23
Nov2022

ABUSO EDILIZIO, QUANDO NON SI PUÒ DEMOLIRE

Il ripristino dello stato dei luoghi è impedito solo se l’abbattimento delle parti abusive connesse a quelle assentite determini perdita di staticità dell’intero edificio. Così si è recentemente espressa la Corte di Cassazione, sezione III sentenza con la sentenza n. 43250 del 15 novembre 2022.  Secondo il giudice di legittimità nel caso in cui le opere abusive siano interconnesse con opere assentite e quindi lecite, la demolizione deve riguardare solo le prime, con salvezza di quella lecitamente realizzata, sempre che entrambe siano univocamente identificabili come tali e che, dunque, il bene non sia stato sottoposto a modifica radicale e definitiva; in tal caso, infatti, non potrà che giungersi a una demolizione integrale del manufatto.

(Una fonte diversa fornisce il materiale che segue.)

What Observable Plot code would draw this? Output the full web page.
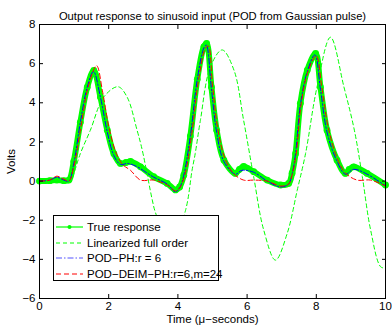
<!DOCTYPE html>
<html>
<head>
<meta charset="utf-8">
<script src="https://cdn.jsdelivr.net/npm/d3@7"></script>
<script src="https://cdn.jsdelivr.net/npm/@observablehq/plot@0.6"></script>
<style>
  body { margin: 0; background: #fff; font-family: "Liberation Sans", Arial, sans-serif; }
  #wrap { position: relative; width: 392px; height: 325px; }
  #legend { position: absolute; left: 53px; top: 215px; width: 164px; height: 64px; border: 1px solid #000; background: #fff; font-size: 11.5px; }
  .row { position: absolute; left: 0; height: 14px; display: flex; align-items: center; }
  .row svg { margin-left: 2px; margin-right: 4px; }
</style>
</head>
<body>
<div id="wrap"></div>
<script>
const titleText = "Output response to sinusoid input (POD from Gaussian pulse)";
const xLabel = "Time (μ−seconds)";
const yLabel = "Volts";
const xTicks = [0, 2, 4, 6, 8, 10];
const yTicks = [-6, -4, -2, 0, 2, 4, 6, 8];
const seriesNames = ["True response", "Linearized full order", "POD\u2212PH:r = 6", "POD\u2212DEIM\u2212PH:r=6,m=24"];

const trueT = [0,0.3,0.5,0.7,0.85,0.99,1.18,1.38,1.57,1.76,1.96,2.15,2.34,2.5,2.63,2.92,3.3,3.69,3.93,4.05,4.17,4.36,4.56,4.75,4.83,4.97,5.12,5.33,5.66,5.78,5.9,6.19,6.58,6.97,7.2,7.3,7.4,7.54,7.74,7.98,8.12,8.31,8.6,8.84,8.95,9.08,9.47,10];
const trueV = [0,0.02,0.05,0.02,0.05,1.0,3.0,4.8,5.65,4.3,2.6,1.4,0.9,0.95,1.0,0.73,0.22,-0.12,-0.45,-0.3,0.3,2.3,5.2,6.86,7.03,4.8,2.6,1.07,0.39,0.6,0.75,0.48,0.05,-0.2,-0.12,0.4,1.4,3.97,5.67,6.52,4.8,2.6,1.07,0.39,0.6,0.73,0.39,-0.2];

const linT = [0,0.9,0.99,1.18,1.47,1.86,2.27,2.53,2.82,2.97,3.26,3.35,3.8,4.22,4.41,4.5,4.65,4.94,5.28,5.62,5.9,6.19,6.48,6.82,7.16,7.45,7.69,8.02,8.41,8.8,9.1,9.33,9.57,9.86,10];
const linV = [0,0.05,0.39,1.4,2.6,4.3,4.82,4.3,2.6,1.58,-0.97,-1.6,-3.4,-1.5,0.56,1.4,3.1,5.84,6.7,5.67,3.1,0.22,-2.5,-4.04,-2.67,-0.46,1.41,4.8,7.35,4.8,2.6,0.22,-2.5,-4.38,-4.45];

const podT = [0,0.3,0.5,0.7,0.85,0.99,1.18,1.38,1.56,1.76,1.96,2.15,2.34,2.55,2.8,3.3,3.69,3.93,4.05,4.17,4.36,4.56,4.75,4.82,4.97,5.12,5.33,5.66,5.85,6.19,6.58,6.97,7.2,7.3,7.4,7.54,7.74,7.96,8.12,8.31,8.6,8.84,9.08,9.47,10];
const podV = [0,0.05,0.2,0.05,0,0.9,3.0,4.8,5.6,4.3,2.5,1.3,0.85,0.9,0.75,0.2,-0.15,-0.55,-0.35,0.3,2.3,5.2,6.8,6.95,4.7,2.5,1.0,0.35,0.55,0.45,0,-0.3,-0.15,0.35,1.4,3.9,5.6,6.45,4.7,2.5,1.0,0.35,0.6,0.35,-0.25];

const deimT = [0,0.3,0.5,0.7,0.85,1.0,1.2,1.42,1.65,1.82,2.0,2.2,2.4,2.63,2.92,3.3,3.69,3.93,4.05,4.2,4.4,4.6,4.8,4.88,5.0,5.15,5.35,5.6,5.9,6.19,6.58,6.97,7.2,7.3,7.42,7.56,7.76,8.0,8.15,8.35,8.62,8.85,9.18,9.57,10];
const deimV = [0,0.05,0.25,0.1,0,0.8,2.8,4.9,5.9,4.6,2.8,1.5,0.85,0.55,0.05,0.05,-0.2,-0.5,-0.35,0.3,2.4,5.2,6.8,6.9,4.9,2.7,1.2,0.4,0.05,0.05,0,-0.25,-0.15,0.3,1.4,3.9,5.6,6.4,4.9,2.7,1.1,0.4,0.05,0.05,-0.25];

const toRows = (ts, vs) => ts.map((t, i) => ({t, v: vs[i]}));
const trueData = toRows(trueT, trueV);
const linData = toRows(linT, linV);
const podData = toRows(podT, podV);
const deimData = toRows(deimT, deimV);

const GREEN = "#00ff00", BLUE = "#0000ff", RED = "#ff0000";

const chart = Plot.plot({
  width: 392, height: 325,
  marginLeft: 39, marginRight: 7, marginTop: 24, marginBottom: 27,
  style: {fontFamily: "'Liberation Sans', Arial, sans-serif", fontSize: "11.5px", color: "#000", background: "#fff"},
  x: {domain: [0, 10]},
  y: {domain: [-6, 8]},
  marks: [
    Plot.line(trueData, {x: "t", y: "v", stroke: GREEN, strokeWidth: 6, curve: "catmull-rom"}),
    Plot.dot(trueData, {x: "t", y: "v", fill: GREEN, r: 3.4}),
    Plot.line(linData, {x: "t", y: "v", stroke: GREEN, strokeWidth: 1, strokeDasharray: "4,3", curve: "catmull-rom"}),
    Plot.line(podData, {x: "t", y: "v", stroke: BLUE, strokeWidth: 1, strokeDasharray: "6,2,1.5,2", curve: "catmull-rom"}),
    Plot.line(deimData, {x: "t", y: "v", stroke: RED, strokeWidth: 1, strokeDasharray: "5,3", curve: "catmull-rom"}),
    Plot.frame({stroke: "#000", strokeWidth: 1}),
    Plot.axisX(xTicks, {anchor: "bottom", tickSize: -4, tickPadding: 7, label: xLabel, labelAnchor: "center", labelArrow: "none", labelOffset: 24, fontSize: 11.5}),
    Plot.axisX(xTicks, {anchor: "top", tickSize: -4, tickFormat: () => "", label: null}),
    Plot.axisY(yTicks, {anchor: "left", tickSize: -4, tickPadding: 8, label: yLabel, labelAnchor: "center", labelArrow: "none", labelOffset: 33, fontSize: 11.5, tickFormat: d => d < 0 ? "\u2212" + Math.abs(d) : String(d)}),
    Plot.axisY(yTicks, {anchor: "right", tickSize: -4, tickFormat: () => "", label: null}),
    Plot.text([titleText], {frameAnchor: "top", dy: -12, fontSize: 11.2, fill: "#000"})
  ]
});

const wrap = document.getElementById("wrap");
wrap.appendChild(chart);

// legend overlay
const legend = document.createElement("div");
legend.id = "legend";
const samples = [
  {stroke: GREEN, width: 1.2, dash: null, dot: true},
  {stroke: GREEN, width: 1, dash: "4,3", dot: false},
  {stroke: "#5555ff", width: 1.2, dash: "6,2,1.5,2", dot: false},
  {stroke: RED, width: 1, dash: "5,3", dot: false}
];
const rowTops = [4, 19.5, 35, 50.5];
seriesNames.forEach((name, i) => {
  const s = samples[i];
  const row = document.createElement("div");
  row.className = "row";
  row.style.top = rowTops[i] + "px";
  row.innerHTML = `<svg width="27" height="8"><line x1="0" y1="4" x2="27" y2="4" stroke="${s.stroke}" stroke-width="${s.width}" ${s.dash ? `stroke-dasharray="${s.dash}"` : ""}/>${s.dot ? `<circle cx="13.5" cy="4" r="2" fill="${s.stroke}"/>` : ""}</svg><span>${name}</span>`;
  legend.appendChild(row);
});
wrap.appendChild(legend);
</script>
</body>
</html>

In materia di edilizia, pertanto, il giudice dell’esecuzione ha il potere-dovere di verificare la legittimità e l’efficacia del titolo abilitativo, sotto il profilo del rispetto dei presupposti e dei requisiti di forma e di sostanza, la corrispondenza di quanto autorizzato alle opere destinate alla demolizione e, qualora trovino applicazione disposizioni introdotte da leggi regionali, la conformità delle stesse ai principi generali fissati dalla legislazione nazionale.

Questo principio vale anche in relazione alla sindacabilità dell’accoglimento dell’istanza ex art. 33, comma 2, d.P.R. n. 380/2001, dovendo, anche in tal caso, il giudice dell’esecuzione verificare i presupposti contemplati dalla norma in esame, a tenore dalla quale, “qualora, sulla base di motivato accertamento dell’ufficio tecnico comunale, il ripristino dello stato dei luoghi non sia possibile” prevede l’irrogazione di una sanzione pecuniaria pari al doppio dell’aumento di valore dell’immobile, conseguente alla realizzazione delle opere.